--- Instructions to follow ---
Leaving out the pictures, retype all the material exactly.

--- Supplied information ---
================

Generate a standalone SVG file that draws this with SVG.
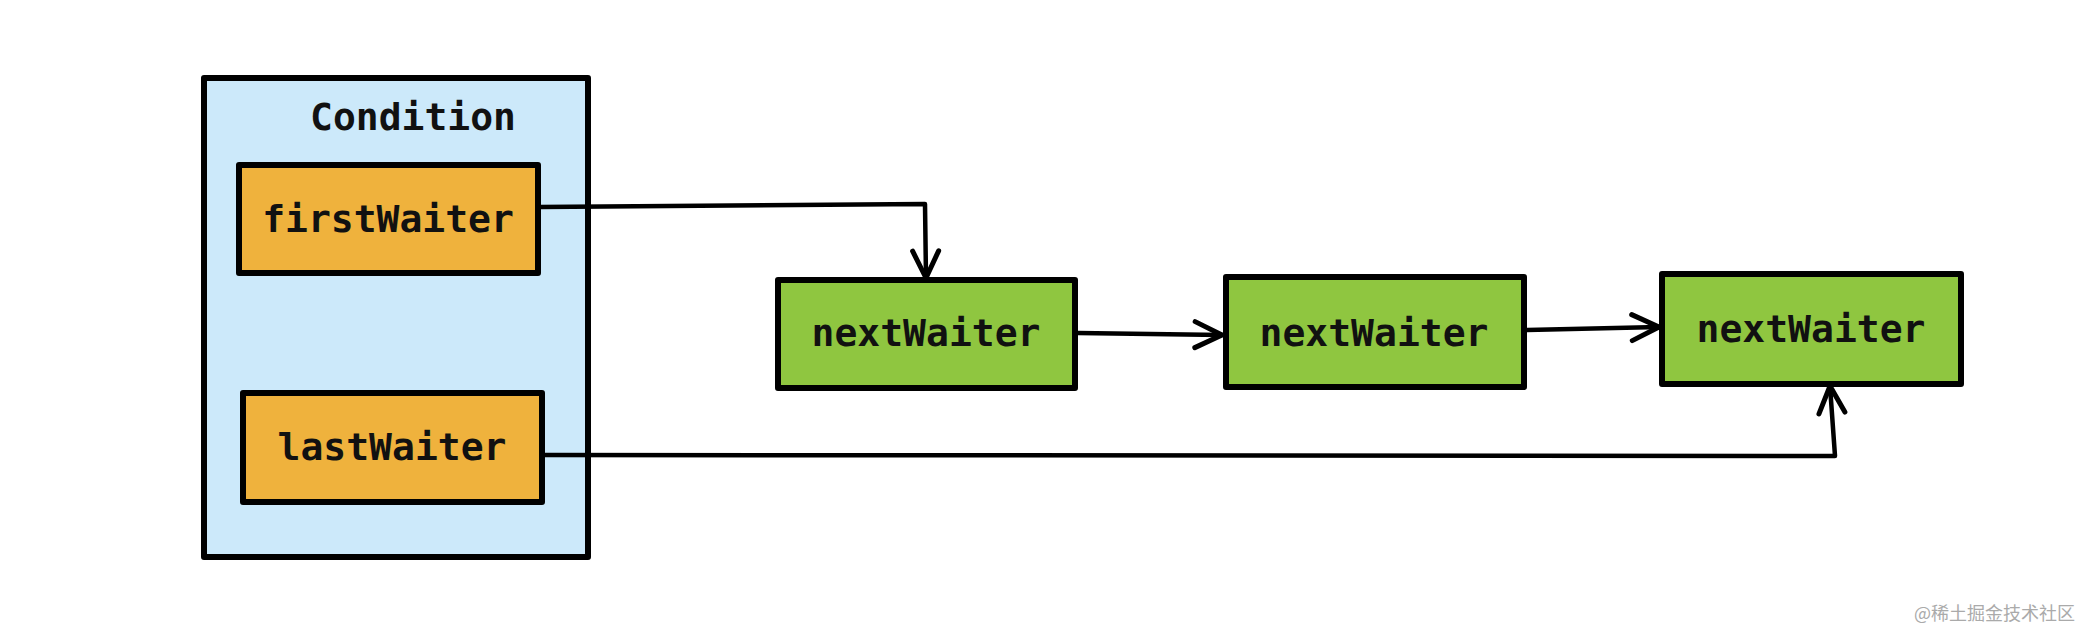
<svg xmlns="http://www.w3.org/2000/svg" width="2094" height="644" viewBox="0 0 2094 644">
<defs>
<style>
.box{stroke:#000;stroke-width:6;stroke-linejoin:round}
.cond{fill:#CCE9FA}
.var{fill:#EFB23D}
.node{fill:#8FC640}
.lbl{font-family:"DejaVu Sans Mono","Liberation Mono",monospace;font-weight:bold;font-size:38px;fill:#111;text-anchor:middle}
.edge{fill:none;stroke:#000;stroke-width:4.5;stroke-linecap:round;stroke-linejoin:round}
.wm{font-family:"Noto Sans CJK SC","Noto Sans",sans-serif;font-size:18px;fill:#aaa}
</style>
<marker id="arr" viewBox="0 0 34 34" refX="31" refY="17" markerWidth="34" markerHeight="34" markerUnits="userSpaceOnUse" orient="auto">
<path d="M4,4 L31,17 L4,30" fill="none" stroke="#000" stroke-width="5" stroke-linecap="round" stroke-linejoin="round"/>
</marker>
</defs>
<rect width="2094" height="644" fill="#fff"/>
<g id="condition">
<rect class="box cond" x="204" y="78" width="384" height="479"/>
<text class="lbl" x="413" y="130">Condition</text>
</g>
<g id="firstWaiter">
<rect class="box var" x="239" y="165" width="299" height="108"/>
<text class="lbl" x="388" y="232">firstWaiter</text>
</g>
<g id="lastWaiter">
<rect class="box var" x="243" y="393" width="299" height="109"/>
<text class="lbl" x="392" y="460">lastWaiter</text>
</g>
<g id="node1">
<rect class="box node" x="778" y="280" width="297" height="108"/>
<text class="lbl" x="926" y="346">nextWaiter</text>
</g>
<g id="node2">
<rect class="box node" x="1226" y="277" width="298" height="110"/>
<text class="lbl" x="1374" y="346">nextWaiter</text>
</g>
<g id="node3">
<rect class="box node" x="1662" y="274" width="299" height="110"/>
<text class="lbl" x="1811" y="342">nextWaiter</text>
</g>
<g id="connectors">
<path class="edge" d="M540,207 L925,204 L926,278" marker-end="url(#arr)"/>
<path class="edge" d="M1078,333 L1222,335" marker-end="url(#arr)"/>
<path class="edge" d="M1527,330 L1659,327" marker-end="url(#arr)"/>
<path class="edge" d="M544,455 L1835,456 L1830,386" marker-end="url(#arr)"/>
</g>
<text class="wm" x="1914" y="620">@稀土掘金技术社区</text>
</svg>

================

--- Response ---
Generate a standalone SVG file that draws this with SVG.
<svg xmlns="http://www.w3.org/2000/svg" width="2094" height="644" viewBox="0 0 2094 644">
<defs>
<style>
.box{stroke:#000;stroke-width:6;stroke-linejoin:round}
.cond{fill:#CCE9FA}
.var{fill:#EFB23D}
.node{fill:#8FC640}
.lbl{font-family:"DejaVu Sans Mono","Liberation Mono",monospace;font-weight:bold;font-size:38px;fill:#111;text-anchor:middle}
.edge{fill:none;stroke:#000;stroke-width:4.5;stroke-linecap:round;stroke-linejoin:round}
.wm{font-family:"Noto Sans CJK SC","Noto Sans",sans-serif;font-size:18px;fill:#aaa}
</style>
<marker id="arr" viewBox="0 0 34 34" refX="31" refY="17" markerWidth="34" markerHeight="34" markerUnits="userSpaceOnUse" orient="auto">
<path d="M4,4 L31,17 L4,30" fill="none" stroke="#000" stroke-width="5" stroke-linecap="round" stroke-linejoin="round"/>
</marker>
</defs>
<rect width="2094" height="644" fill="#fff"/>
<g id="condition">
<rect class="box cond" x="204" y="78" width="384" height="479"/>
<text class="lbl" x="413" y="130">Condition</text>
</g>
<g id="firstWaiter">
<rect class="box var" x="239" y="165" width="299" height="108"/>
<text class="lbl" x="388" y="232">firstWaiter</text>
</g>
<g id="lastWaiter">
<rect class="box var" x="243" y="393" width="299" height="109"/>
<text class="lbl" x="392" y="460">lastWaiter</text>
</g>
<g id="node1">
<rect class="box node" x="778" y="280" width="297" height="108"/>
<text class="lbl" x="926" y="346">nextWaiter</text>
</g>
<g id="node2">
<rect class="box node" x="1226" y="277" width="298" height="110"/>
<text class="lbl" x="1374" y="346">nextWaiter</text>
</g>
<g id="node3">
<rect class="box node" x="1662" y="274" width="299" height="110"/>
<text class="lbl" x="1811" y="342">nextWaiter</text>
</g>
<g id="connectors">
<path class="edge" d="M540,207 L925,204 L926,278" marker-end="url(#arr)"/>
<path class="edge" d="M1078,333 L1222,335" marker-end="url(#arr)"/>
<path class="edge" d="M1527,330 L1659,327" marker-end="url(#arr)"/>
<path class="edge" d="M544,455 L1835,456 L1830,386" marker-end="url(#arr)"/>
</g>
<text class="wm" x="1914" y="620">@稀土掘金技术社区</text>
</svg>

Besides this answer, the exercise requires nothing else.